Sarah Beth Noriega (Sulentor) (born April 24, 1976) is an American former volleyball player, a collegiate champion, and an Olympic athlete.

==Early life==
Noriega graduated in 1994 from Ulysses High School, in the small town of Ulysses, Kansas. There, she played on the volleyball team under coach Courtney Eslick, who described her as the best athlete he had ever coached. Though her high school team did not win any major championships, Noriega became a three-time WAC all-conference athlete, and, while playing for Ulysses High School, was a two-time all-state selection. She helped win Program-of-the-Year honors for her school for the 1992–93 season from the Kansas Volleyball Association.

==Collegiate and beyond==
Noriega played for Loyola Marymount University from 1994 to 1997, helping lead the team to three consecutive WCC championships, and was named the 1997 West Coast Conference Player of the Year.

Noriega played with the US National team, participating in the 1995 U.S. Olympic Festival, the World Games, the 2000 Olympics, and the 2002 World Championships.

==2000 Summer Olympics==
At the 2000 Summer Olympics in Sydney, Noriega played for the United States national team as an "outside position player". With her as a starting player, her team defeated the teams from China, Kenya and Croatia before facing the Australia team - with Noriega, by then, having competed in 108 international competitions and three world championships.

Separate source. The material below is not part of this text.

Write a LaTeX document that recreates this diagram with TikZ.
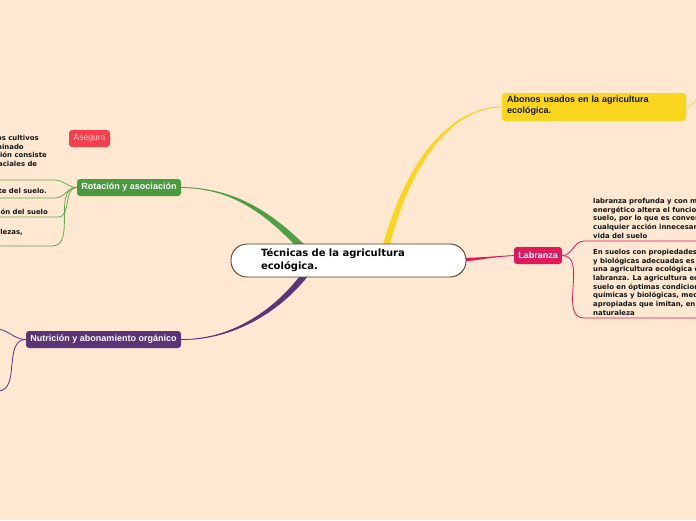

Noreiga also participated in the USA defeat of teams from South Korea and Australia; however, two losses to Brazil and one to Russia pushed the team just outside the medals, ranking fourth in the 2000 Olympics.

==Honors and awards==
===Collegiate===
- 1997 West Coast Conference (WCC) Player of the Year
- 1997–98 school year: LMU's Female Athlete of the Year
- All-District VIII honoree (three times)
- AVCA First Team All-American
- Volleyball Magazine All-American
- 1998 (February) Volleyball Magazine National Player of the Month
- All-West Coast Conference First Team selection (three-time)
- 2007 (October 13) fifth volleyball player in LMU history to have her number retired
- 2009 Loyola Marymount Hall of Fame

===Other===
- 2000 U.S. Olympian
- 2012 Kansas Volleyball Association Hall of Fame

==Records and stats==
NCAA records:
- Most kills in a four-set match (47 kills on November 7, 1997, against San Diego)
- 1997-1998 Senior year: 614 kills, and led the nation with a kill average of 6.90

Loyola Marymount rankings, as of 2009:
- second in kill average (4.71)
- third in attack percentage (.319)
- third in one-year kills (614)
- third in one-year kill average (6.90)
- fourth all-time in kills (1,446)

Extensive details on her performance stats are found at the Loyola Marymount Lions website, in the article about her induction to the LMU Hall of Fame.